L'Agence recommande également de continuer à développer l’innovation dans les solutions de rafraîchissement "sobres et efficaces" et d'améliorer les connaissances sur les impacts de l’augmentation des vagues de chaleur sur l’habitabilité des logements, sur les inégalités sociales, sur les factures d’électricité des ménages et des entreprises, et sur l’activité des entreprises et de l’industrie. "En particulier, il est nécessaire de clarifier la définition de bouilloire thermique et d’y adosser une politique publique", estime-t-elle.
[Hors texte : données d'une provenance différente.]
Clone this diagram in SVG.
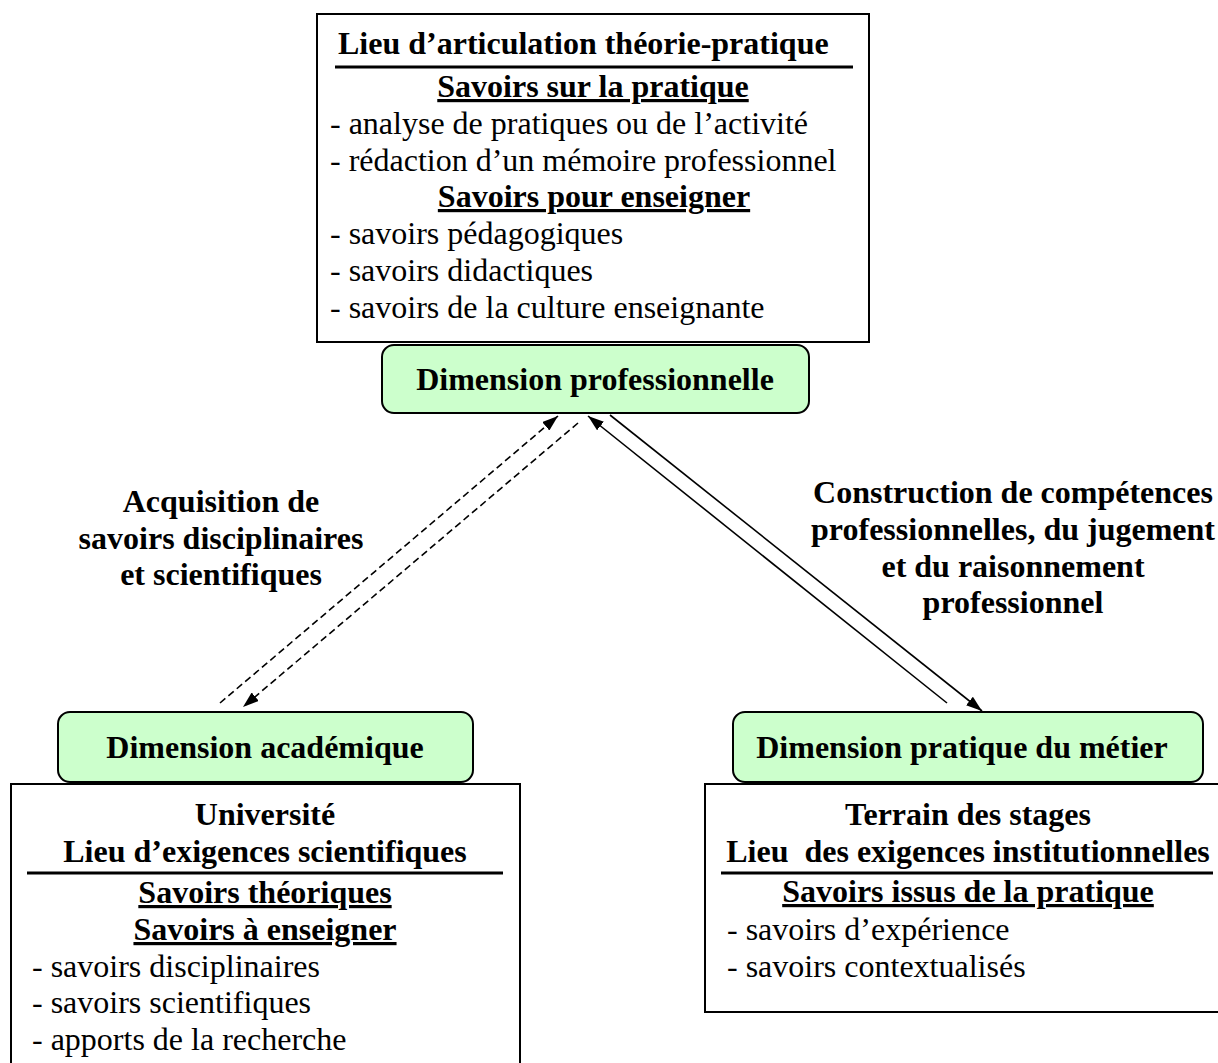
<svg xmlns="http://www.w3.org/2000/svg" width="1218" height="1063" viewBox="0 0 1218 1063">
<style>
  .t { font-family: "Liberation Serif", "Times New Roman", serif; font-size: 32px; fill: #000; }
  .b { font-weight: bold; }
  .c { text-anchor: middle; }
  .u { text-decoration: underline; }
  .box { fill: #fff; stroke: #000; stroke-width: 2; }
  .dim { fill: #ccffcc; stroke: #000; stroke-width: 2; }
  .rule { stroke: #000; stroke-width: 3; }
  .solid { stroke: #000; stroke-width: 1.6; fill: none; }
  .dash { stroke: #000; stroke-width: 1.6; fill: none; stroke-dasharray: 7 4; }
</style>
<defs>
  <marker id="arr" viewBox="0 0 16 11" refX="16" refY="5.5" markerWidth="16" markerHeight="11" markerUnits="userSpaceOnUse" orient="auto">
    <path d="M0,0 L16,5.5 L0,11 z" fill="#000"/>
  </marker>
</defs>
<rect width="1218" height="1063" fill="#fff"/>

<g id="lieu-articulation">
  <rect class="box" x="317" y="14" width="552" height="328"/>
  <text class="t b" x="338" y="54">Lieu d’articulation théorie-pratique</text>
  <line class="rule" x1="335" y1="67" x2="853" y2="67"/>
  <text class="t b c u" x="593" y="97">Savoirs sur la pratique</text>
  <text class="t" x="330" y="134">- analyse de pratiques ou de l’activité</text>
  <text class="t" x="330" y="171">- rédaction d’un mémoire professionnel</text>
  <text class="t b c u" x="594" y="207">Savoirs pour enseigner</text>
  <text class="t" x="330" y="244">- savoirs pédagogiques</text>
  <text class="t" x="330" y="281">- savoirs didactiques</text>
  <text class="t" x="330" y="318">- savoirs de la culture enseignante</text>
</g>

<g id="dim-professionnelle">
  <rect class="dim" x="382" y="345" width="427" height="68" rx="12" ry="12"/>
  <text class="t b c" x="595" y="390">Dimension professionnelle</text>
</g>

<g id="dim-academique">
  <rect class="dim" x="58" y="712" width="415" height="70" rx="12" ry="12"/>
  <text class="t b c" x="265" y="758">Dimension académique</text>
</g>

<g id="universite">
  <rect class="box" x="11" y="784" width="509" height="300"/>
  <text class="t b c" x="265" y="825">Université</text>
  <text class="t b c" x="265" y="862">Lieu d’exigences scientifiques</text>
  <line class="rule" x1="27" y1="873" x2="503" y2="873"/>
  <text class="t b c u" x="265" y="903">Savoirs théoriques</text>
  <text class="t b c u" x="265" y="940">Savoirs à enseigner</text>
  <text class="t" x="32" y="977">- savoirs disciplinaires</text>
  <text class="t" x="32" y="1013">- savoirs scientifiques</text>
  <text class="t" x="32" y="1050">- apports de la recherche</text>
</g>

<g id="dim-pratique">
  <rect class="dim" x="733" y="712" width="470" height="70" rx="12" ry="12"/>
  <text class="t b c" x="962" y="758">Dimension pratique du métier</text>
</g>

<g id="terrain-stages">
  <rect class="box" x="705" y="784" width="530" height="228"/>
  <text class="t b c" x="968" y="825">Terrain des stages</text>
  <text class="t b c" x="968" y="862" xml:space="preserve">Lieu  des exigences institutionnelles</text>
  <line class="rule" x1="721" y1="873" x2="1213" y2="873"/>
  <text class="t b c u" x="968" y="902">Savoirs issus de la pratique</text>
  <text class="t" x="727" y="940">- savoirs d’expérience</text>
  <text class="t" x="727" y="977">- savoirs contextualisés</text>
</g>

<g id="connectors">
  <line class="dash" x1="220" y1="703" x2="558" y2="416" marker-end="url(#arr)"/>
  <line class="dash" x1="578" y1="423" x2="243" y2="707" marker-end="url(#arr)"/>
  <line class="solid" x1="947" y1="703" x2="588" y2="416" marker-end="url(#arr)"/>
  <line class="solid" x1="610" y1="415" x2="982" y2="711" marker-end="url(#arr)"/>
</g>

<g id="label-acquisition">
  <text class="t b c" x="221" y="512">Acquisition de</text>
  <text class="t b c" x="221" y="549">savoirs disciplinaires</text>
  <text class="t b c" x="221" y="585">et scientifiques</text>
</g>

<g id="label-construction">
  <text class="t b c" x="1013" y="503">Construction de compétences</text>
  <text class="t b c" x="1013" y="540">professionnelles, du jugement</text>
  <text class="t b c" x="1013" y="577">et du raisonnement</text>
  <text class="t b c" x="1013" y="613">professionnel</text>
</g>
</svg>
Collectivités : renforcer la planification de l'adaptation à différentes échelles
Pour les collectivités, l'Ademe conseille de "renforcer la planification de l’adaptation aux vagues de chaleur, cohérente à l’échelle de la ville et des bâtiments, en anticipant les solutions d’aménagement urbains adaptées (solutions fondées sur la nature) et le besoin en réseaux urbains de froid". L’avis mentionne à ce titre l’outil numérique "Plus fraîche ma ville", conçu pour aider les collectivités dans le choix de solutions de rafraîchissement urbain pérennes et durables ou encore la démarche Tacct de l'Agence qui vise à les accompagner sur la question de l’adaptation au changement climatique.
En termes de planification, l'Ademe recommande d'intégrer "pleinement la question de l’habitabilité des logements et des conditions de travail dans les bâtiments tertiaires et industriels dans les dispositifs de planification de l’adaptation au changement climatique, à toutes les échelles, du niveau stratégique au niveau opérationnel (Pnacc, PCAET, PLUI, voire schéma directeur pour le développement des réseaux de froid)". Conformément à la directive européenne sur l’efficacité énergétique adoptée en septembre dernier, les villes de plus de 45.000 habitants seront d'ailleurs tenues d’élaborer et de mettre en œuvre des plans locaux détaillés visant à optimiser la résilience des systèmes de chauffage et de refroidissement des bâtiments, rappelle l’avis.